AIM OF THE TASK ▸ Pull every line that holds the word "with" from the entries.

DATA ROWS ▸

^^^^^^^^

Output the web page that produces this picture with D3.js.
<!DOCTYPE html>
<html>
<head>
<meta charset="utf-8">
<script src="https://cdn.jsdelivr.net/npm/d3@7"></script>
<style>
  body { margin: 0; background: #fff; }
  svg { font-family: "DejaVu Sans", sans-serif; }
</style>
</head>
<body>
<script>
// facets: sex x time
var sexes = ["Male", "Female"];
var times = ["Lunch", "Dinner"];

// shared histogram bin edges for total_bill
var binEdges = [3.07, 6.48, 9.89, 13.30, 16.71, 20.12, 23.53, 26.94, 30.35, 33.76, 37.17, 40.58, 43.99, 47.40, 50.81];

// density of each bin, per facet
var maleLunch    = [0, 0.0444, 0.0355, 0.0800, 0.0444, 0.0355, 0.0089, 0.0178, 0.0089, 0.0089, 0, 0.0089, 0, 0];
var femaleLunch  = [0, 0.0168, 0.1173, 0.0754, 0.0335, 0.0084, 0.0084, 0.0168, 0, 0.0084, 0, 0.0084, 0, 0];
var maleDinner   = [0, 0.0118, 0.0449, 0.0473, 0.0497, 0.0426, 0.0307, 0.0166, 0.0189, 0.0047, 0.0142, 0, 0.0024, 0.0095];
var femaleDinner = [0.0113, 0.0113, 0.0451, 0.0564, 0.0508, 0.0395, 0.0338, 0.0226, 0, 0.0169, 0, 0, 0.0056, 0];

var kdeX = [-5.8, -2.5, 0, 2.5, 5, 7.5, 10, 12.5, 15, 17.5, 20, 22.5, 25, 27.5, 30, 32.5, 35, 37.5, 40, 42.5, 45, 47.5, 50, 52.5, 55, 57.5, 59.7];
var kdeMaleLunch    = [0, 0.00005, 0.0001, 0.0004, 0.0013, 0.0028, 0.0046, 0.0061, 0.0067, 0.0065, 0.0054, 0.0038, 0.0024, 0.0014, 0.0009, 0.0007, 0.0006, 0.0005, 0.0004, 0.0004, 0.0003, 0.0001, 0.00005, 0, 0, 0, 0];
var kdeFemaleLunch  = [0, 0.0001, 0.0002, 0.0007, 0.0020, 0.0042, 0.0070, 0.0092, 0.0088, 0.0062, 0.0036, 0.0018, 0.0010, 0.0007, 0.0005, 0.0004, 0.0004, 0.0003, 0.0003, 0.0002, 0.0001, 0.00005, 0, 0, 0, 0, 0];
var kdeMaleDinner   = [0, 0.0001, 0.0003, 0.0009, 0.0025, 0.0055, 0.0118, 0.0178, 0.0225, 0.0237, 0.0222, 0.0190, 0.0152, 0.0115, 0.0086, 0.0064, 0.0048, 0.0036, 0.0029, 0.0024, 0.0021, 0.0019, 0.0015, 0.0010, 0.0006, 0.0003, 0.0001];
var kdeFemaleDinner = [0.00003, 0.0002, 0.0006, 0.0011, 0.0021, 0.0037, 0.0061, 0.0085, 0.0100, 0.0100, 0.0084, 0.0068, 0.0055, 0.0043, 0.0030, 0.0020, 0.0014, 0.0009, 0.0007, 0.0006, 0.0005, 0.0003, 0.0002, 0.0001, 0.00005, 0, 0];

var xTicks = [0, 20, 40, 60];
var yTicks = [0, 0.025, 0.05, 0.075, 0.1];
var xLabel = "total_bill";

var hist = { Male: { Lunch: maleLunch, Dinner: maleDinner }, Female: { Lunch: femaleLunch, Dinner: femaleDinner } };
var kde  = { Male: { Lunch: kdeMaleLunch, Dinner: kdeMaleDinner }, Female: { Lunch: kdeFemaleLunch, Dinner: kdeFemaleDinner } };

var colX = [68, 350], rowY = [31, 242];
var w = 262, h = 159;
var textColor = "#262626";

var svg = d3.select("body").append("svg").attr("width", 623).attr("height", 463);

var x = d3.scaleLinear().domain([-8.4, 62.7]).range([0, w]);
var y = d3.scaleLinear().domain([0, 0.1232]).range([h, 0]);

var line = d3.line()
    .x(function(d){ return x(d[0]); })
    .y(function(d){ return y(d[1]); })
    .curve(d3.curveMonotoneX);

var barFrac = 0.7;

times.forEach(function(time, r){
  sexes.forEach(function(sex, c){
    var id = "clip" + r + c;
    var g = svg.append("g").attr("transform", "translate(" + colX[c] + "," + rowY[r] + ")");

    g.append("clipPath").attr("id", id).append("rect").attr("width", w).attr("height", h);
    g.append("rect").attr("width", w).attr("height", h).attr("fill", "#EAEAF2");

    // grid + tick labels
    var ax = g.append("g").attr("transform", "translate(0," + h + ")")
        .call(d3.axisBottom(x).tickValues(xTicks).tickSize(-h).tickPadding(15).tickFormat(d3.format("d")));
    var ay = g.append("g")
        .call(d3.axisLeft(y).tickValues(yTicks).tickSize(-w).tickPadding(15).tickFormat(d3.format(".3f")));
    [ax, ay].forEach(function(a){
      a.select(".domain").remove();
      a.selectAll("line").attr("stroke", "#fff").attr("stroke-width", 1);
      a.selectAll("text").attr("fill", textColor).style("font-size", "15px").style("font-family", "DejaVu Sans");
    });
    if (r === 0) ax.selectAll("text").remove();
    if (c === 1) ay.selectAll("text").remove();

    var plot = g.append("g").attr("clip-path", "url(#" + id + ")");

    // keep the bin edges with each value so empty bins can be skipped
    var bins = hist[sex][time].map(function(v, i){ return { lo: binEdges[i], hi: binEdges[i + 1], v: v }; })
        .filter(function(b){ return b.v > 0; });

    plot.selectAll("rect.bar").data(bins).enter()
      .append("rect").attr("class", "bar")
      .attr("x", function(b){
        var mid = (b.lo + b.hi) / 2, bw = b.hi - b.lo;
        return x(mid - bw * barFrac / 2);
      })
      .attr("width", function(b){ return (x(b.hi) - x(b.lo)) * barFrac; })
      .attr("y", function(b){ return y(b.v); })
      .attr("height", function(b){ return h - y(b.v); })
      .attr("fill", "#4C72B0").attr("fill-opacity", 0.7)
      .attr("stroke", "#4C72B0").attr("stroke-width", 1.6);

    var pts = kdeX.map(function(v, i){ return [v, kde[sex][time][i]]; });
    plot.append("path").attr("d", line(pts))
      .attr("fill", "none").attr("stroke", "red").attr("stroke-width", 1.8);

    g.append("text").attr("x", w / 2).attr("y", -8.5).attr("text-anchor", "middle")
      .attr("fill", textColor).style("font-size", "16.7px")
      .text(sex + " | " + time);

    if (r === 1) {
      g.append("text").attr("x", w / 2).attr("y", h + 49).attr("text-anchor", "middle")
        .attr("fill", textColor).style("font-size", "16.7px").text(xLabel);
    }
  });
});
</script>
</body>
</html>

^^^^^^^^

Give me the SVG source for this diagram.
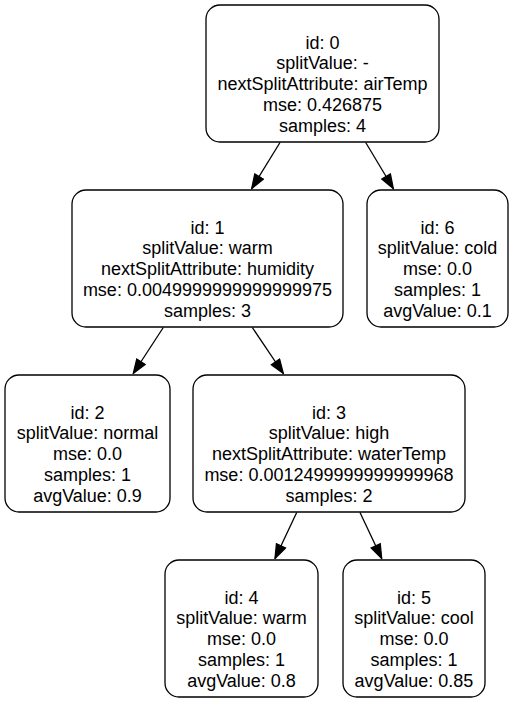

^^^^^^^^

TASK OUTPUT ▸
Output the web page that produces this picture with D3.js.
    // keep the bin edges with each value so empty bins can be skipped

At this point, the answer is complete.